--- What is needed ---
Look over the lines below. Report each one that includes the string "this".

--- Records shown ---
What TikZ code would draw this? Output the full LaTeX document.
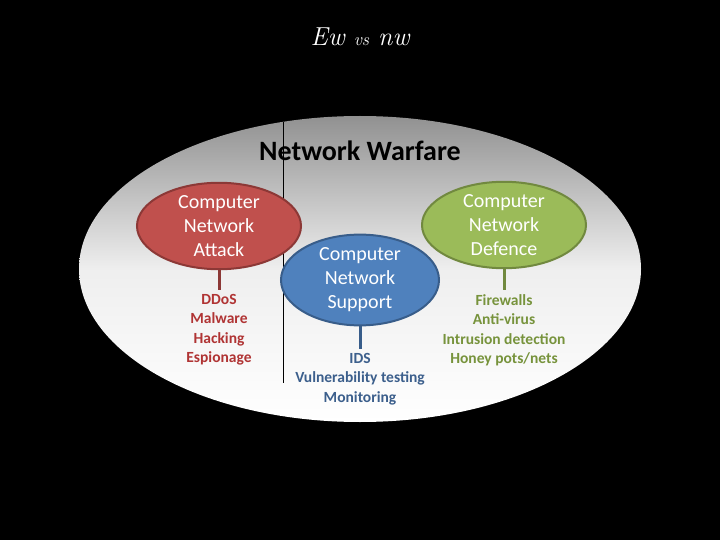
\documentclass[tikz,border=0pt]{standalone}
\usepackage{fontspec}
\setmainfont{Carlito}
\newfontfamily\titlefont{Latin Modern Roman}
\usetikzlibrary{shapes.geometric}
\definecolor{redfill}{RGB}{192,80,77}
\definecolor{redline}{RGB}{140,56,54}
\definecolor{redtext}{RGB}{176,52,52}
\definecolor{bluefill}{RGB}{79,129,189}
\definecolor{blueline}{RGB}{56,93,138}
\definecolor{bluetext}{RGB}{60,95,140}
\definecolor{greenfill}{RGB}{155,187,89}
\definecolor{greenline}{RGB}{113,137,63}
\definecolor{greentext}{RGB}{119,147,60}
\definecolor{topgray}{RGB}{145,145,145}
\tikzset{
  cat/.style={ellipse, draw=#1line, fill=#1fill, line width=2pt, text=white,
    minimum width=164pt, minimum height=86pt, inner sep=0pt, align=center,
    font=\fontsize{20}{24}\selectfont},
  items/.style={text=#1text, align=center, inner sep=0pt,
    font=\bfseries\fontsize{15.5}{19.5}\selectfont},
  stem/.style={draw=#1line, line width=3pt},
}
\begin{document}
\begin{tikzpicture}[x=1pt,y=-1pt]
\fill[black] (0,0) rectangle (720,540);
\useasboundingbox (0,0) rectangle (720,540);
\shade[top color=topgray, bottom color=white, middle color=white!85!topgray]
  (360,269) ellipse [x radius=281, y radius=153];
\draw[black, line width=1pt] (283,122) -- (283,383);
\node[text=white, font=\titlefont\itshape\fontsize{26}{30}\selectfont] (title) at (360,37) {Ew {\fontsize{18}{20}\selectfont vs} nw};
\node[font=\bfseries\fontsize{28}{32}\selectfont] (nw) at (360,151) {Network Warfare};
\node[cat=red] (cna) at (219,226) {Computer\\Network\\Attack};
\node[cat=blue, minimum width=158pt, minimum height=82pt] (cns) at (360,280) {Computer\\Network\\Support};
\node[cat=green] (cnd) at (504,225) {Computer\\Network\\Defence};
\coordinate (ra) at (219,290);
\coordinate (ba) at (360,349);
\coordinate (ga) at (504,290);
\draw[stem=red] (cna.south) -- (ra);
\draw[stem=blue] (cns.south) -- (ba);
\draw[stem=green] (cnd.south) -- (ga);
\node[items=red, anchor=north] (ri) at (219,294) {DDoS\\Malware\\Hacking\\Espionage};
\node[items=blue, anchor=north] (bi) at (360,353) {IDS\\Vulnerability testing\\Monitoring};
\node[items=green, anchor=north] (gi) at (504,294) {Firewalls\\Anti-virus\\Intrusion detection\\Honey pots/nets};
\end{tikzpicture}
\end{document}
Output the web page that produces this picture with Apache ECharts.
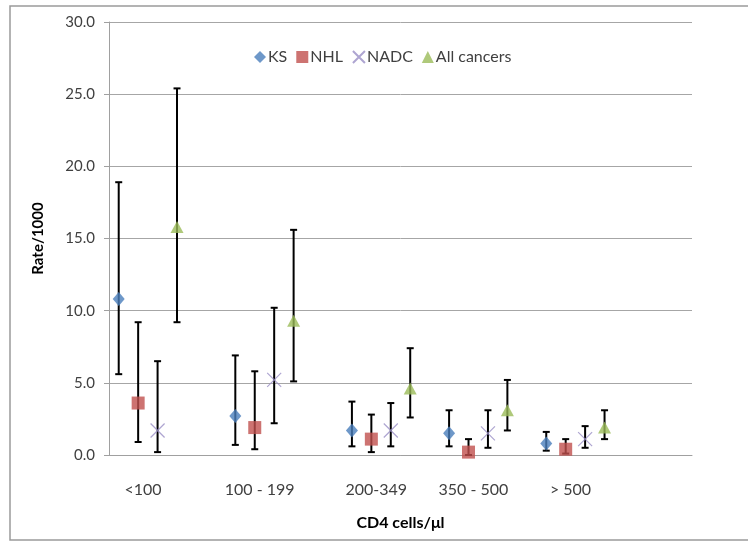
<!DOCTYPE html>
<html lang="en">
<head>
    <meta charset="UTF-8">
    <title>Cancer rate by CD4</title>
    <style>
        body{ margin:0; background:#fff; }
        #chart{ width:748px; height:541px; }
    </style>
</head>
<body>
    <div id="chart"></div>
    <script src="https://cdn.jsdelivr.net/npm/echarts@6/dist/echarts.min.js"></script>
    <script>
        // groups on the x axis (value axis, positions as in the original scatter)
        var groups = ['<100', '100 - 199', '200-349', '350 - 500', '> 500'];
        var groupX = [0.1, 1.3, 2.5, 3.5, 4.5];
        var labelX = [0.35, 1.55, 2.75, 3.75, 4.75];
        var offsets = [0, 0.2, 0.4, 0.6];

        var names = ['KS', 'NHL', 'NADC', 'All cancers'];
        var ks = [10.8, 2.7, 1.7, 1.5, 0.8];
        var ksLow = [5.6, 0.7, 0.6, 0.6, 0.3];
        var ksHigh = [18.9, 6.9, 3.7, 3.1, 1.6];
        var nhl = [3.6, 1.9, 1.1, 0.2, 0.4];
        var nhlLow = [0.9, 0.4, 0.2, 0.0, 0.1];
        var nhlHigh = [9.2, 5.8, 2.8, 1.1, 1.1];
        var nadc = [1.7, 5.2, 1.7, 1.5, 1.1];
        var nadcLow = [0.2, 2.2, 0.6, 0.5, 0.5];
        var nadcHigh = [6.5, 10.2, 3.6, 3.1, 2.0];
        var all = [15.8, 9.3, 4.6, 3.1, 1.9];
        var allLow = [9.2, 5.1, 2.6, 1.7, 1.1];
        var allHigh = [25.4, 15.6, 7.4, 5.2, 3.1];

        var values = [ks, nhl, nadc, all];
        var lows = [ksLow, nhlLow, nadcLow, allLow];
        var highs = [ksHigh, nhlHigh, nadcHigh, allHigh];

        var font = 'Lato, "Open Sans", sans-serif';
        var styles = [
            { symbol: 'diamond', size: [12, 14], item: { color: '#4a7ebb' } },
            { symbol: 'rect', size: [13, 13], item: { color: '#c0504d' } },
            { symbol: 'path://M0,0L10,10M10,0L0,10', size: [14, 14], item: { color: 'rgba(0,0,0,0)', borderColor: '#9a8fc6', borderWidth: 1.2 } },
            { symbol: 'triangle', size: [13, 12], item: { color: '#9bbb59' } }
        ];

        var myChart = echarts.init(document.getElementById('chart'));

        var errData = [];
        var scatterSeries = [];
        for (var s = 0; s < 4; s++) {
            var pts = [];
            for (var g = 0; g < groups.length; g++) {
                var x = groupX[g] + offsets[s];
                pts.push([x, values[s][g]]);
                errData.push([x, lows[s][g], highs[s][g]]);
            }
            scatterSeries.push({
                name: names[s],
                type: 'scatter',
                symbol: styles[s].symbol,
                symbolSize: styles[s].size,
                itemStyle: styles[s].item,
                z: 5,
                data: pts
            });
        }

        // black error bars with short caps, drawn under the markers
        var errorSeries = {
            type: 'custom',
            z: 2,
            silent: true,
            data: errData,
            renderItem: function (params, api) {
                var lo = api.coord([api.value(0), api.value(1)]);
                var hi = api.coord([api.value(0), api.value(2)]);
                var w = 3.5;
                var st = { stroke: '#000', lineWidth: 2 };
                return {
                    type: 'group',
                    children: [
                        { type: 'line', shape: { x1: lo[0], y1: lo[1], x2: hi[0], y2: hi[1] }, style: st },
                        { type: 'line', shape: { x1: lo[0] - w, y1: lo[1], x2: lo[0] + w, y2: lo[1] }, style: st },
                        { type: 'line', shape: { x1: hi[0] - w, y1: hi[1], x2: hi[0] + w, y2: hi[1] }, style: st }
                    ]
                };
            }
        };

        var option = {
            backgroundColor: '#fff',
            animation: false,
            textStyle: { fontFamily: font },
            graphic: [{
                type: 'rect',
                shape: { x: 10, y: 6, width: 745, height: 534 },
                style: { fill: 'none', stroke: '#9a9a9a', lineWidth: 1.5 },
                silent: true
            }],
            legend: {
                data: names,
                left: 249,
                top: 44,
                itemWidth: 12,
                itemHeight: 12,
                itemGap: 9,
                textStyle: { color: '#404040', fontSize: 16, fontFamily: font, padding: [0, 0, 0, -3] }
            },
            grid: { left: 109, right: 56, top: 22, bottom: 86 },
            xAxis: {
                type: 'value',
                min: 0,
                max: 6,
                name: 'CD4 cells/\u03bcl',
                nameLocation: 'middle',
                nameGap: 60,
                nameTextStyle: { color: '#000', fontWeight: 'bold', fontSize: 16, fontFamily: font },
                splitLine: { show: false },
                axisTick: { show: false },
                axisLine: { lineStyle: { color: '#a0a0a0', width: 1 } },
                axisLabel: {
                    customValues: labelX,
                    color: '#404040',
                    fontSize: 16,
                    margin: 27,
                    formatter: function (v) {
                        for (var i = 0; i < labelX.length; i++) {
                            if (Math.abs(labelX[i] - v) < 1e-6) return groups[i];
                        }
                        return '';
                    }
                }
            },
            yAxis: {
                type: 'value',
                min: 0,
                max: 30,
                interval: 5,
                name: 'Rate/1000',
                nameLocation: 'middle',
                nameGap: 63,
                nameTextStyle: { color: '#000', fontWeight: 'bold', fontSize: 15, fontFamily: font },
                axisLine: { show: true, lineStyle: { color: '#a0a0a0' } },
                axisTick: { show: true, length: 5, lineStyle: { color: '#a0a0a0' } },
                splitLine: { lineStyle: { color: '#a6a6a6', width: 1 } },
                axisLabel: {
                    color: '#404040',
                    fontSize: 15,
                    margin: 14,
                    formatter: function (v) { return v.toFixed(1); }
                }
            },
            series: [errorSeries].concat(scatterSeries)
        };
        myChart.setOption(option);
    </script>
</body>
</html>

--- Exercise answer ---
What TikZ code would draw this? Output the full LaTeX document.
Output the web page that produces this picture with Apache ECharts.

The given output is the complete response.